**TO BE DONE:** Take the material below and write it all out again exactly.

**DATA PROVIDED:**
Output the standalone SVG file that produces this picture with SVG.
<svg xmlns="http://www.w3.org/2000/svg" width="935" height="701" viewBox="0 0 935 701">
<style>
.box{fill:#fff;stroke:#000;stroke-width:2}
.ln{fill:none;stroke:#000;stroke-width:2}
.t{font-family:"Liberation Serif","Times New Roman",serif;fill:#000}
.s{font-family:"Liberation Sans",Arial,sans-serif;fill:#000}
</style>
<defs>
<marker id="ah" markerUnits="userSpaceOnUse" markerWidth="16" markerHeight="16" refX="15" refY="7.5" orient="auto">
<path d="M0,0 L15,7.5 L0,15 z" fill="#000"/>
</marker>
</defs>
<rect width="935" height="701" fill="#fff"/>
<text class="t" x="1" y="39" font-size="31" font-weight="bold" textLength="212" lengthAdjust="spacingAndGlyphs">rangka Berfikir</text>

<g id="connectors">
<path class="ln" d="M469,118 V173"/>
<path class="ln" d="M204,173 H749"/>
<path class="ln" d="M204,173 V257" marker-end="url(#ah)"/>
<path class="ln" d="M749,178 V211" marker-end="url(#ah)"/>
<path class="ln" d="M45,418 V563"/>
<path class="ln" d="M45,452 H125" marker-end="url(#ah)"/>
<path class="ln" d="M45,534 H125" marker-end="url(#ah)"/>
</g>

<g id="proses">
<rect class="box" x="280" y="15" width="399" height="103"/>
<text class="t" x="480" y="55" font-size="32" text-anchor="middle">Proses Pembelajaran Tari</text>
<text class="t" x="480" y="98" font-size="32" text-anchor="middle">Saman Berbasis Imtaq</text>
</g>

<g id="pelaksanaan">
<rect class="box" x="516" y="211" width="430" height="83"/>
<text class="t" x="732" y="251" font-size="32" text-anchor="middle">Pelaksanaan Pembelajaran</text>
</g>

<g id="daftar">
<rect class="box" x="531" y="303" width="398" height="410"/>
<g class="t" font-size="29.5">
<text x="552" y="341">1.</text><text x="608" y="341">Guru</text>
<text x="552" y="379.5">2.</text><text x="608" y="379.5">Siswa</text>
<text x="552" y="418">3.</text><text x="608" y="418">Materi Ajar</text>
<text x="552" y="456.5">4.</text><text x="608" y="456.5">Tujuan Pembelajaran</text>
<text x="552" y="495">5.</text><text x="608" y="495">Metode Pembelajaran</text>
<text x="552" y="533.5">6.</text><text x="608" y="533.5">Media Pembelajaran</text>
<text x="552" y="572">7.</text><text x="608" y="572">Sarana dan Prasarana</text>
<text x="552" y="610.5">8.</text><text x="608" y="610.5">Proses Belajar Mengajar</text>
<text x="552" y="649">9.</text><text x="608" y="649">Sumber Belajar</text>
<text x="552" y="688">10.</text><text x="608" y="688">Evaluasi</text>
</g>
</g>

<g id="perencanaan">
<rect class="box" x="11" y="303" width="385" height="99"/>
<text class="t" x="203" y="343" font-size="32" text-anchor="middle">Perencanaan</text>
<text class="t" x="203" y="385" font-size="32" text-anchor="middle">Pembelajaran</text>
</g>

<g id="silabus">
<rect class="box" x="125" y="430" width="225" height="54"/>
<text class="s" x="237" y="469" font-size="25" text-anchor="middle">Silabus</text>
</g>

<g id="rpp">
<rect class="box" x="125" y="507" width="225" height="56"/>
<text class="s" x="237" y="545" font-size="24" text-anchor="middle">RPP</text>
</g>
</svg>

**FULL RESPONSE:**
Output the standalone SVG file that produces this picture with SVG.
<svg xmlns="http://www.w3.org/2000/svg" width="935" height="701" viewBox="0 0 935 701">
<style>
.box{fill:#fff;stroke:#000;stroke-width:2}
.ln{fill:none;stroke:#000;stroke-width:2}
.t{font-family:"Liberation Serif","Times New Roman",serif;fill:#000}
.s{font-family:"Liberation Sans",Arial,sans-serif;fill:#000}
</style>
<defs>
<marker id="ah" markerUnits="userSpaceOnUse" markerWidth="16" markerHeight="16" refX="15" refY="7.5" orient="auto">
<path d="M0,0 L15,7.5 L0,15 z" fill="#000"/>
</marker>
</defs>
<rect width="935" height="701" fill="#fff"/>
<text class="t" x="1" y="39" font-size="31" font-weight="bold" textLength="212" lengthAdjust="spacingAndGlyphs">rangka Berfikir</text>

<g id="connectors">
<path class="ln" d="M469,118 V173"/>
<path class="ln" d="M204,173 H749"/>
<path class="ln" d="M204,173 V257" marker-end="url(#ah)"/>
<path class="ln" d="M749,178 V211" marker-end="url(#ah)"/>
<path class="ln" d="M45,418 V563"/>
<path class="ln" d="M45,452 H125" marker-end="url(#ah)"/>
<path class="ln" d="M45,534 H125" marker-end="url(#ah)"/>
</g>

<g id="proses">
<rect class="box" x="280" y="15" width="399" height="103"/>
<text class="t" x="480" y="55" font-size="32" text-anchor="middle">Proses Pembelajaran Tari</text>
<text class="t" x="480" y="98" font-size="32" text-anchor="middle">Saman Berbasis Imtaq</text>
</g>

<g id="pelaksanaan">
<rect class="box" x="516" y="211" width="430" height="83"/>
<text class="t" x="732" y="251" font-size="32" text-anchor="middle">Pelaksanaan Pembelajaran</text>
</g>

<g id="daftar">
<rect class="box" x="531" y="303" width="398" height="410"/>
<g class="t" font-size="29.5">
<text x="552" y="341">1.</text><text x="608" y="341">Guru</text>
<text x="552" y="379.5">2.</text><text x="608" y="379.5">Siswa</text>
<text x="552" y="418">3.</text><text x="608" y="418">Materi Ajar</text>
<text x="552" y="456.5">4.</text><text x="608" y="456.5">Tujuan Pembelajaran</text>
<text x="552" y="495">5.</text><text x="608" y="495">Metode Pembelajaran</text>
<text x="552" y="533.5">6.</text><text x="608" y="533.5">Media Pembelajaran</text>
<text x="552" y="572">7.</text><text x="608" y="572">Sarana dan Prasarana</text>
<text x="552" y="610.5">8.</text><text x="608" y="610.5">Proses Belajar Mengajar</text>
<text x="552" y="649">9.</text><text x="608" y="649">Sumber Belajar</text>
<text x="552" y="688">10.</text><text x="608" y="688">Evaluasi</text>
</g>
</g>

<g id="perencanaan">
<rect class="box" x="11" y="303" width="385" height="99"/>
<text class="t" x="203" y="343" font-size="32" text-anchor="middle">Perencanaan</text>
<text class="t" x="203" y="385" font-size="32" text-anchor="middle">Pembelajaran</text>
</g>

<g id="silabus">
<rect class="box" x="125" y="430" width="225" height="54"/>
<text class="s" x="237" y="469" font-size="25" text-anchor="middle">Silabus</text>
</g>

<g id="rpp">
<rect class="box" x="125" y="507" width="225" height="56"/>
<text class="s" x="237" y="545" font-size="24" text-anchor="middle">RPP</text>
</g>
</svg>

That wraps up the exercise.